> INSTRUCTIONS TO FOLLOW
With the images removed, repeat the data below exactly.

> COLLECTED MATERIAL
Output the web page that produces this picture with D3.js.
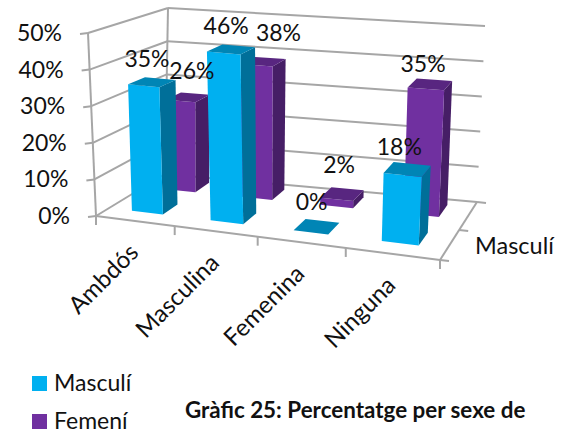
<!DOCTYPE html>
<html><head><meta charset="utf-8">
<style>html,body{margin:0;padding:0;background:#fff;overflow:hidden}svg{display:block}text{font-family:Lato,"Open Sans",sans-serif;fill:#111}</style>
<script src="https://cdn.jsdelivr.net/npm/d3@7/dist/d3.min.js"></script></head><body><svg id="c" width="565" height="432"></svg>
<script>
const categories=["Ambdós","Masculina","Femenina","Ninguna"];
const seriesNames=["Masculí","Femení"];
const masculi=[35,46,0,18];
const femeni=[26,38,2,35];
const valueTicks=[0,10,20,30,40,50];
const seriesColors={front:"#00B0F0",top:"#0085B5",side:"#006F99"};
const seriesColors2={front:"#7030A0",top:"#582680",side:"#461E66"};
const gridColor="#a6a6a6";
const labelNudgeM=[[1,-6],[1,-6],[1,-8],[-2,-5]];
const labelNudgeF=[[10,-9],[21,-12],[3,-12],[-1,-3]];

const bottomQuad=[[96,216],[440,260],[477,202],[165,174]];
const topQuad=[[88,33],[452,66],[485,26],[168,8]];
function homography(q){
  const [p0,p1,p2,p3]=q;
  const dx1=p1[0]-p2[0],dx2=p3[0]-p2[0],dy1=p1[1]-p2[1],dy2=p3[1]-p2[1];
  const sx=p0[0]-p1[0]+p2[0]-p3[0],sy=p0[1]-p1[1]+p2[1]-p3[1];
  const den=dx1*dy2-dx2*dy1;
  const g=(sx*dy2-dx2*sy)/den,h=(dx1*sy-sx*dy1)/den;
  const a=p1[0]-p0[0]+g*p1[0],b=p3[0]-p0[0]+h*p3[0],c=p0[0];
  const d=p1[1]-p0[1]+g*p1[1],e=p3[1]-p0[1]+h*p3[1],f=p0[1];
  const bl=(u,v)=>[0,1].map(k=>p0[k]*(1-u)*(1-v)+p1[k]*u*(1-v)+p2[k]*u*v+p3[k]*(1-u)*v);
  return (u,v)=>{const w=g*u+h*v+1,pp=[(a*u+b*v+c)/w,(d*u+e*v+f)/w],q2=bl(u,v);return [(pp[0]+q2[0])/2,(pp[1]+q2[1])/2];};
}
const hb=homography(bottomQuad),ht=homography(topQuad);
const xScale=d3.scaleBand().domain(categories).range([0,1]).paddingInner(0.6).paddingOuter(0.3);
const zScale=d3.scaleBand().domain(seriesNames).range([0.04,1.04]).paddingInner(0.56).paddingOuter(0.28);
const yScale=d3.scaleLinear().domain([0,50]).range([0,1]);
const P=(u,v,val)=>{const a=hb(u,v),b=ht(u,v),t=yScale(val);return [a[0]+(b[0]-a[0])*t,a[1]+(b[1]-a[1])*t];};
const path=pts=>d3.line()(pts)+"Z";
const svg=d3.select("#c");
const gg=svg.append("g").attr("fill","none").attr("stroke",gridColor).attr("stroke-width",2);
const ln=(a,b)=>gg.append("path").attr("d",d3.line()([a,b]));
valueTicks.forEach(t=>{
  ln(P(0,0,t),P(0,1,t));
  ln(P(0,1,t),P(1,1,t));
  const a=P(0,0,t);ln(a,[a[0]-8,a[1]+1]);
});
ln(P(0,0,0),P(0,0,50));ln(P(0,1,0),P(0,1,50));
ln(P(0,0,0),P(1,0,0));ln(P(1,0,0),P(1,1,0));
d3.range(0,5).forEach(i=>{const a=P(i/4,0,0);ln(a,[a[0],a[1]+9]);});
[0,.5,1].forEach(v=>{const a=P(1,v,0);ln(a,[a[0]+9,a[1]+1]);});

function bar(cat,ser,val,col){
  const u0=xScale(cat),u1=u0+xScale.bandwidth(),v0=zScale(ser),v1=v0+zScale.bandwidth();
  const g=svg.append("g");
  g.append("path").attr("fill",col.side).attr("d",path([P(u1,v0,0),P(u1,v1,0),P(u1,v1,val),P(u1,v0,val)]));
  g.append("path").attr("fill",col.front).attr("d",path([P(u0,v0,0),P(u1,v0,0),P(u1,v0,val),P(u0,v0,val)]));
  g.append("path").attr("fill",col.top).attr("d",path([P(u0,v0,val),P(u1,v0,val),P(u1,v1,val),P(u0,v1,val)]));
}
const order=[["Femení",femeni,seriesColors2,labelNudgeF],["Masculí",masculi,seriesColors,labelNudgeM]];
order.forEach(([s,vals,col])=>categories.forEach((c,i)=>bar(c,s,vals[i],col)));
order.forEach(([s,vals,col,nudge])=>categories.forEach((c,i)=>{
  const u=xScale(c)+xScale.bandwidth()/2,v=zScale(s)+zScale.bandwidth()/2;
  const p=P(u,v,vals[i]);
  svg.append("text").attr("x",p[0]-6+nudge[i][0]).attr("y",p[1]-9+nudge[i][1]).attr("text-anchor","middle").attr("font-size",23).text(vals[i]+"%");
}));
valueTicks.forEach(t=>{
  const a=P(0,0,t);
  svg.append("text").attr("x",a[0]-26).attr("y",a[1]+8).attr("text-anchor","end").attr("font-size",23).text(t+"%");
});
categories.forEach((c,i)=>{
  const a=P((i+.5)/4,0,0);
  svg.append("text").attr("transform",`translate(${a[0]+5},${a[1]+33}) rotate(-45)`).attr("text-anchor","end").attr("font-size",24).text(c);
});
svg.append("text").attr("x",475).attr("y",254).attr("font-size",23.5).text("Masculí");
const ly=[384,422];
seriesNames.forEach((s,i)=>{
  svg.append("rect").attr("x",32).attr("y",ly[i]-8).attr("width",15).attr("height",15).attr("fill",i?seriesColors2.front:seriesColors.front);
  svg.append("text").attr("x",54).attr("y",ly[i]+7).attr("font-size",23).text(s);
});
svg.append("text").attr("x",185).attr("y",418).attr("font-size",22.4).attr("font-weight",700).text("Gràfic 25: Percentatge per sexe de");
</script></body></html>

> SOLUTION FOR THIS PROBLEM
Output the web page that produces this picture with D3.js.
<!DOCTYPE html>
<html><head><meta charset="utf-8">
<style>html,body{margin:0;padding:0;background:#fff;overflow:hidden}svg{display:block}text{font-family:Lato,"Open Sans",sans-serif;fill:#111}</style>
<script src="https://cdn.jsdelivr.net/npm/d3@7/dist/d3.min.js"></script></head><body><svg id="c" width="565" height="432"></svg>
<script>
const categories=["Ambdós","Masculina","Femenina","Ninguna"];
const seriesNames=["Masculí","Femení"];
const masculi=[35,46,0,18];
const femeni=[26,38,2,35];
const valueTicks=[0,10,20,30,40,50];
const seriesColors={front:"#00B0F0",top:"#0085B5",side:"#006F99"};
const seriesColors2={front:"#7030A0",top:"#582680",side:"#461E66"};
const gridColor="#a6a6a6";
const labelNudgeM=[[1,-6],[1,-6],[1,-8],[-2,-5]];
const labelNudgeF=[[10,-9],[21,-12],[3,-12],[-1,-3]];

const bottomQuad=[[96,216],[440,260],[477,202],[165,174]];
const topQuad=[[88,33],[452,66],[485,26],[168,8]];
function homography(q){
  const [p0,p1,p2,p3]=q;
  const dx1=p1[0]-p2[0],dx2=p3[0]-p2[0],dy1=p1[1]-p2[1],dy2=p3[1]-p2[1];
  const sx=p0[0]-p1[0]+p2[0]-p3[0],sy=p0[1]-p1[1]+p2[1]-p3[1];
  const den=dx1*dy2-dx2*dy1;
  const g=(sx*dy2-dx2*sy)/den,h=(dx1*sy-sx*dy1)/den;
  const a=p1[0]-p0[0]+g*p1[0],b=p3[0]-p0[0]+h*p3[0],c=p0[0];
  const d=p1[1]-p0[1]+g*p1[1],e=p3[1]-p0[1]+h*p3[1],f=p0[1];
  const bl=(u,v)=>[0,1].map(k=>p0[k]*(1-u)*(1-v)+p1[k]*u*(1-v)+p2[k]*u*v+p3[k]*(1-u)*v);
  return (u,v)=>{const w=g*u+h*v+1,pp=[(a*u+b*v+c)/w,(d*u+e*v+f)/w],q2=bl(u,v);return [(pp[0]+q2[0])/2,(pp[1]+q2[1])/2];};
}
const hb=homography(bottomQuad),ht=homography(topQuad);
const xScale=d3.scaleBand().domain(categories).range([0,1]).paddingInner(0.6).paddingOuter(0.3);
const zScale=d3.scaleBand().domain(seriesNames).range([0.04,1.04]).paddingInner(0.56).paddingOuter(0.28);
const yScale=d3.scaleLinear().domain([0,50]).range([0,1]);
const P=(u,v,val)=>{const a=hb(u,v),b=ht(u,v),t=yScale(val);return [a[0]+(b[0]-a[0])*t,a[1]+(b[1]-a[1])*t];};
const path=pts=>d3.line()(pts)+"Z";
const svg=d3.select("#c");
const gg=svg.append("g").attr("fill","none").attr("stroke",gridColor).attr("stroke-width",2);
const ln=(a,b)=>gg.append("path").attr("d",d3.line()([a,b]));
valueTicks.forEach(t=>{
  ln(P(0,0,t),P(0,1,t));
  ln(P(0,1,t),P(1,1,t));
  const a=P(0,0,t);ln(a,[a[0]-8,a[1]+1]);
});
ln(P(0,0,0),P(0,0,50));ln(P(0,1,0),P(0,1,50));
ln(P(0,0,0),P(1,0,0));ln(P(1,0,0),P(1,1,0));
d3.range(0,5).forEach(i=>{const a=P(i/4,0,0);ln(a,[a[0],a[1]+9]);});
[0,.5,1].forEach(v=>{const a=P(1,v,0);ln(a,[a[0]+9,a[1]+1]);});

function bar(cat,ser,val,col){
  const u0=xScale(cat),u1=u0+xScale.bandwidth(),v0=zScale(ser),v1=v0+zScale.bandwidth();
  const g=svg.append("g");
  g.append("path").attr("fill",col.side).attr("d",path([P(u1,v0,0),P(u1,v1,0),P(u1,v1,val),P(u1,v0,val)]));
  g.append("path").attr("fill",col.front).attr("d",path([P(u0,v0,0),P(u1,v0,0),P(u1,v0,val),P(u0,v0,val)]));
  g.append("path").attr("fill",col.top).attr("d",path([P(u0,v0,val),P(u1,v0,val),P(u1,v1,val),P(u0,v1,val)]));
}
const order=[["Femení",femeni,seriesColors2,labelNudgeF],["Masculí",masculi,seriesColors,labelNudgeM]];
order.forEach(([s,vals,col])=>categories.forEach((c,i)=>bar(c,s,vals[i],col)));
order.forEach(([s,vals,col,nudge])=>categories.forEach((c,i)=>{
  const u=xScale(c)+xScale.bandwidth()/2,v=zScale(s)+zScale.bandwidth()/2;
  const p=P(u,v,vals[i]);
  svg.append("text").attr("x",p[0]-6+nudge[i][0]).attr("y",p[1]-9+nudge[i][1]).attr("text-anchor","middle").attr("font-size",23).text(vals[i]+"%");
}));
valueTicks.forEach(t=>{
  const a=P(0,0,t);
  svg.append("text").attr("x",a[0]-26).attr("y",a[1]+8).attr("text-anchor","end").attr("font-size",23).text(t+"%");
});
categories.forEach((c,i)=>{
  const a=P((i+.5)/4,0,0);
  svg.append("text").attr("transform",`translate(${a[0]+5},${a[1]+33}) rotate(-45)`).attr("text-anchor","end").attr("font-size",24).text(c);
});
svg.append("text").attr("x",475).attr("y",254).attr("font-size",23.5).text("Masculí");
const ly=[384,422];
seriesNames.forEach((s,i)=>{
  svg.append("rect").attr("x",32).attr("y",ly[i]-8).attr("width",15).attr("height",15).attr("fill",i?seriesColors2.front:seriesColors.front);
  svg.append("text").attr("x",54).attr("y",ly[i]+7).attr("font-size",23).text(s);
});
svg.append("text").attr("x",185).attr("y",418).attr("font-size",22.4).attr("font-weight",700).text("Gràfic 25: Percentatge per sexe de");
</script></body></html>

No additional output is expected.